De jeunes nationalistes français se réjouissent de « l’efficacité irlandaise ». Fdsouche titre sur l’incendie d’un centre pour migrantEs à Dublin, à la suite d’une attaque au couteau devant une école, tandis le triste meurtre de Thomas Perotto à Crépol fait monter au créneau les groupuscules d’extrême droite.
Quelques jeunes nervis tentent d’ailleurs une piteuse aventure, samedi 25 novembre, à Romans-sur-Isère... où Éric Ciotti ne voit qu’une manifestation de l’immense émotion qui parcourt le pays. Reconquête ! et le Rassemblement national trustent antennes et réseaux sociaux. Tous sont poussés par le traitement médiatique du fait divers tragique de Crépol. Une aubaine pour distiller la xénophobie, sous couvert de « fait de société » « systémique » !
En Irlande comme en France, le mécanisme de l’emballement est similaire. Stanislas Rigault, le jeune zemmourien, s’en félicite : « heureusement, (…) avec des comptes, avec Fdesouche, avec des militants de droite, nous avons réussi à faire monter cette affaire pour que les médias mainstream commencent à en parler ». Jordan Bardella, président du RN, l’affirme dans un message vidéo : « à chaque fois la même barbarie, les mêmes individus, les mêmes indignations, les mêmes faits, et après : quoi ? Rien ».
Le fait divers pour viser l’immigréE
Quels « mêmes faits » agite la fachosphère ? Délinquance et criminalité recoupent des réalités différentes, avec des gravités, des fréquences, des auteurs, des victimes diverses. Bardella et consorts ne s’encombrent pas de nuances. Dans son discours, la description des « bandes de cités (…) venues pour planter des blancs » rappelle immanquablement les exactions du Hamas. L’insécurité ne toucherait que les Français « de souche » soumis à une « une barbarie d’atmosphère qui est le fait de gens à qui la France a tout donné qui, en très grande partie, sont issus de l’immigration... [qui ne sont] pas Français comme vous et moi » (toujours selon Bardella sur Europe 1). La fenêtre médiatique des zemmouriens leur sert essentiellement à déplorer un « francocide ». L’insécurité est la thématique chérie pour régurgiter une seule et même idée simpliste, instillée parmi les travailleurEs touchés par les grands médias et les réseaux sociaux : viser l’immigration, puis l’immigré, le « Français de papier », réduit à ce qu’ils désignent comme musulman ou racaille de cité. Vieille recette brune.

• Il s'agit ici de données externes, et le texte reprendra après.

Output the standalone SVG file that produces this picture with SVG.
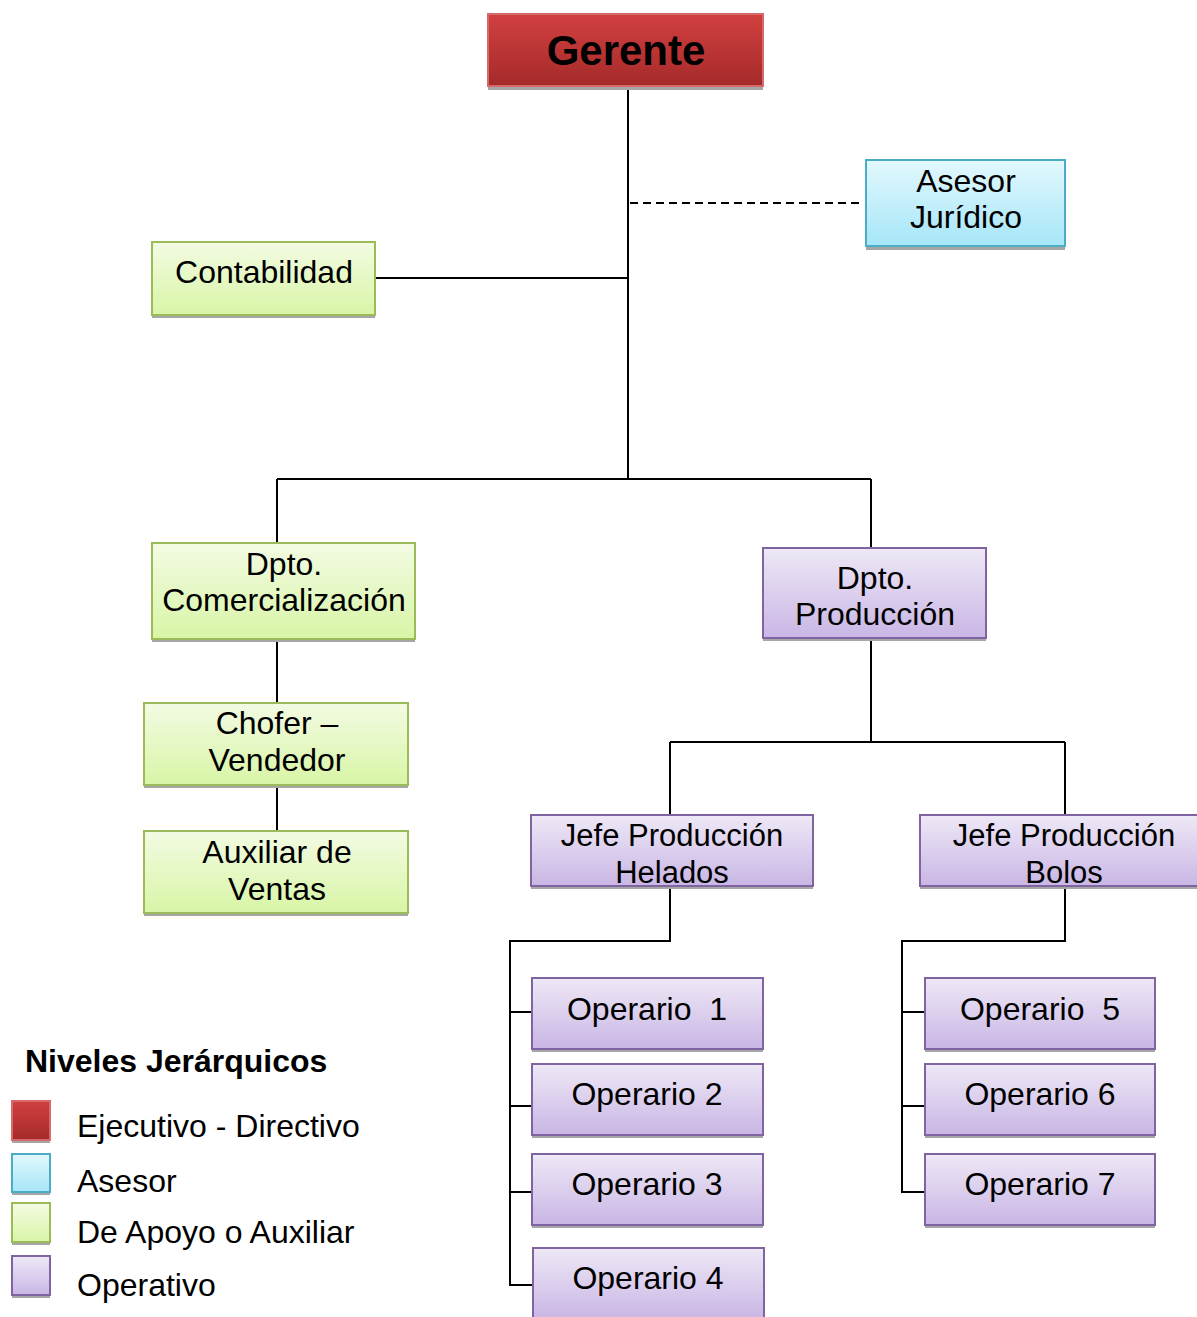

Face à la saturation médiatique, organiser concrètement la solidarité
Et après : « rien » ? Au-delà du prétendu laxisme judiciaire, Bardella avance sa réponse politique : « depuis mai 68, l’autorité de l’État, et l’autorité dans la société en général s’est effondrée » (toujours Europe 1). Visant à affermir son électorat dans les classes populaires et moyennes, le RN s’adresse à « cette France ordinaire, celle qui ne casse pas, celle qui se lève tôt et qui travaille dur », écho aux émeutes de cet été. Ses solutions, inefficaces pour prévenir les déviances violentes en tout genre, dessinent en revanche la société qu’il promet y compris aux familles « de souche » : policière, xénophobe et antisociale. Il faut s’attaquer méthodiquement à l’incohérence — ou au contraire à l’effroyable cohérence — des idées du RN qui portent dans les classes populaires.
Allumer des contre-feux dans l’immédiateté dictée par le « tweet », en piochant d’autres faits divers pour tenter de saturer l’espace médiatique est une illusion. Les mobilisations antiracistes doivent continuer d’expérimenter des formes concrètes de solidarité pour casser la logique du « nous » (Français de souche, de la « France périphérique ») contre « eux » (l’étrangerE, l’immigréE et les descendantEs d’une immigration récente). Une tâche difficile qui requiert obstination et lente impatience.